Sie liebäugle noch mit dem Hoody für 80 Euro. Obwohl jetzt Bewegung in die Wartetraube kommt, zweifeln sie immer noch. "Wir haben eben gehört, dass das Konzert abgesagt wird."
Im Büro der Olympiapark GmbH klingelt am Nachmittag des ersten Stadionkonzertes nach der zweijährigen Pandemiepause ständig das Telefon. Auch Besitzer teurer Tickets für Sitzplätze in der unbedachten Arena rufen an, ob sie nicht doch einen Schirm mitbringen dürften. Keine Chance, erklärt Tobias Kohler, der Pressesprecher des Parks, "das ist eben das Risiko bei Open-Airs."
Das Unwetter teilt sich über dem Stadion
Dennoch gibt es Risiken, die zu groß sind: Hagel, Sturm, oder wenn ein Blitz in die regennasse Schüssel einschlage, erklärt Kohler. Deswegen habe die Parkleitung und der Veranstalter FKP Scorpio sich ständig mit dem Wetterdienst beraten - und die Leute zur eigenen Sicherheit erst einmal im Regen stehen lassen.
Die Gäste warteten besonnen. Dann ist klar: Das schlimme Unwetter zieht nördlich und südlich am Stadion vorbei. Die große Party kann starten. Bald nach der Ansage "Ladys and Gentlemen: The Rolling Stones" gibt es rosa Wölkchen am Himmel und einen goldenen Sonnenuntergang.
"Wir haben viel Spaß in München", sagt Jagger, und Zehntausende jubeln. No Satisfaction? Von wegen. You can't always get what you want? Hier irrt Mick Jagger, alle bekommen, was sie sich erträumt haben von diesem Abend.
"Oh, a storm is threatening my very life today, if I don't get some shelter, oh yeah I'm gonna fade away", singt der Frontmann unter dem gelb-blau bestrahlten Olympiaturm und zu Bildern rauchender Kriegsruinen, und erinnert daran, dass es Schlimmeres als ein paar Regenschauer gibt. "War, children, is just a shot away."

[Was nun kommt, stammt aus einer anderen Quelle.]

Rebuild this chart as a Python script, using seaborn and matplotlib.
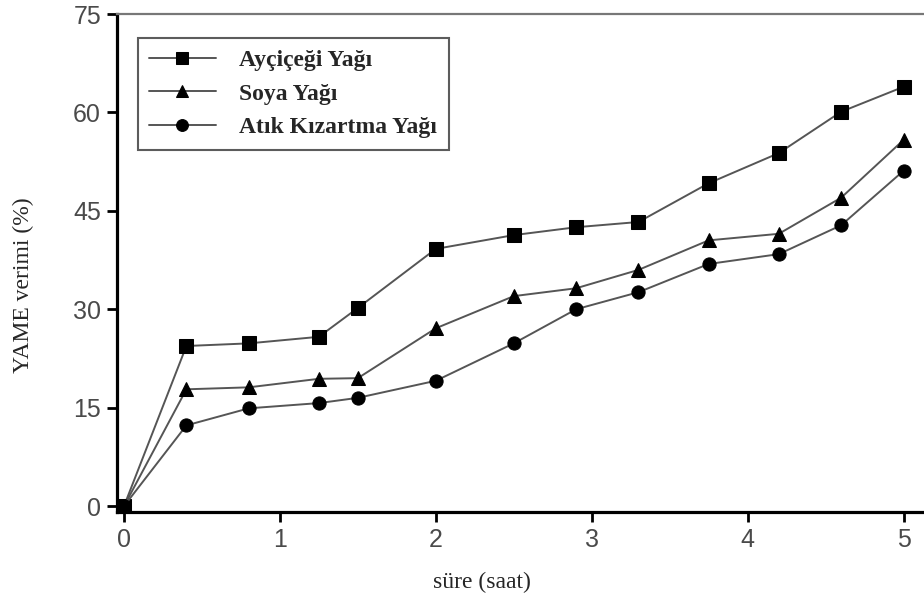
import numpy as np
import pandas as pd
import seaborn as sns
import matplotlib
matplotlib.use("Agg")
import matplotlib.pyplot as plt

# ---- data ----
time_h = [0, 0.4, 0.8, 1.25, 1.5, 2.0, 2.5, 2.9, 3.3, 3.75, 4.2, 4.6, 5.0]
aycicegi = [0, 24.4, 24.8, 25.8, 30.2, 39.2, 41.3, 42.5, 43.3, 49.2, 53.8, 60.1, 63.9]
soya = [0, 17.8, 18.1, 19.4, 19.5, 27.1, 32.0, 33.2, 36.0, 40.5, 41.5, 47.0, 55.8]
atik = [0, 12.3, 14.9, 15.7, 16.5, 19.1, 24.8, 30.0, 32.6, 36.9, 38.4, 42.8, 51.1]
series_names = ["Ayçiçeği Yağı", "Soya Yağı", "Atık Kızartma Yağı"]
x_ticks = [0, 1, 2, 3, 4, 5]
y_ticks = [0, 15, 30, 45, 60, 75]
x_label = "süre (saat)"
y_label = "YAME verimi (%)"

df = pd.concat([
    pd.DataFrame({"t": time_h, "v": aycicegi, "s": series_names[0]}),
    pd.DataFrame({"t": time_h, "v": soya, "s": series_names[1]}),
    pd.DataFrame({"t": time_h, "v": atik, "s": series_names[2]}),
])

sns.set_style("ticks")
fig = plt.figure(figsize=(9.24, 6.0), dpi=100)
ax = fig.add_axes([117 / 924, 88 / 600, 1 - 117 / 924 + 0.02, 498 / 600])

sns.lineplot(data=df, x="t", y="v", style="s", style_order=series_names,
             markers={series_names[0]: "s", series_names[1]: "^", series_names[2]: "o"},
             dashes=False, color="#555555", linewidth=1.4, markersize=9.5,
             ax=ax, legend=True)
for ln in ax.lines:
    ln.set_markerfacecolor("black")
    ln.set_markeredgecolor("black")

ax.set_xlim(-0.045, 5.25)
ax.set_ylim(-0.9, 75)
ax.set_xticks(x_ticks)
ax.set_yticks(y_ticks)
ax.set_xticklabels([str(v) for v in x_ticks])
ax.set_yticklabels([str(v) for v in y_ticks])

for sp in ["left", "bottom"]:
    ax.spines[sp].set_linewidth(2.3)
    ax.spines[sp].set_color("black")
ax.spines["top"].set_linewidth(1.6)
ax.spines["top"].set_color("#777777")
ax.spines["right"].set_visible(False)

ax.tick_params(axis="both", direction="out", length=7.5, width=2.0, color="black",
               labelsize=18, labelcolor="#4a4a4a", pad=4)
for lab in ax.get_xticklabels() + ax.get_yticklabels():
    lab.set_fontfamily("Liberation Sans")

ax.set_xlabel(x_label, fontsize=17, fontfamily="Liberation Serif")
ax.set_ylabel(y_label, fontsize=17, fontfamily="Liberation Serif")
ax.xaxis.set_label_coords((474 - 117) / 807, -0.12)
ax.yaxis.set_label_coords(-0.1, 0.455)

handles, labels = ax.get_legend_handles_labels()
for h in handles:
    h.set_color("#555555")
    h.set_markerfacecolor("black")
    h.set_markeredgecolor("black")
    h.set_markersize(8.5)
leg = ax.legend(handles, labels, loc="upper left", bbox_to_anchor=(0.025, 0.952),
                borderaxespad=0, fancybox=False, frameon=True, handlelength=2.8,
                handletextpad=1.0, labelspacing=0.5, borderpad=0.5,
                prop={"family": "Liberation Serif", "weight": "bold", "size": 17})
leg.get_frame().set_edgecolor("#333333")
leg.get_frame().set_linewidth(1.5)

fig.savefig("out.png", dpi=100)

Es ist ein großer Moment der größten alten Rockband der Welt. Und davon gibt es einige. Das kühl-kraftvolle "Ghosttown" etwa ist es für Tobias Kohler. Und Gerhard Vates schwärmt vom zweiten "Energie-Teil" der Show. Im ersten - "seltsame Versionen, etwas schlagerhaft" - hätten sie wohl ihre Kräfte geschont, resümiert der langhaarige Sunnyboy nach dem Konzert auf der Ehrentribüne.
Vates kennt Mick, Keith & Co. Er hat damals in den Musicland Studios Giorgio Moroder und Reinhold Mack assistiert, auch als die Stones in München "tonnenweise" Material aufgenommen haben. "Ich hatte selber eine Band. Ich habe nie nach Autogrammen gefragt. Sie waren immer voll nett zu mir", erinnert er sich. Nett, das sind die Stones immer noch.
Oder wie hat Jagger eben gesagt: "München, I mog dei." Er hat nichts verlernt.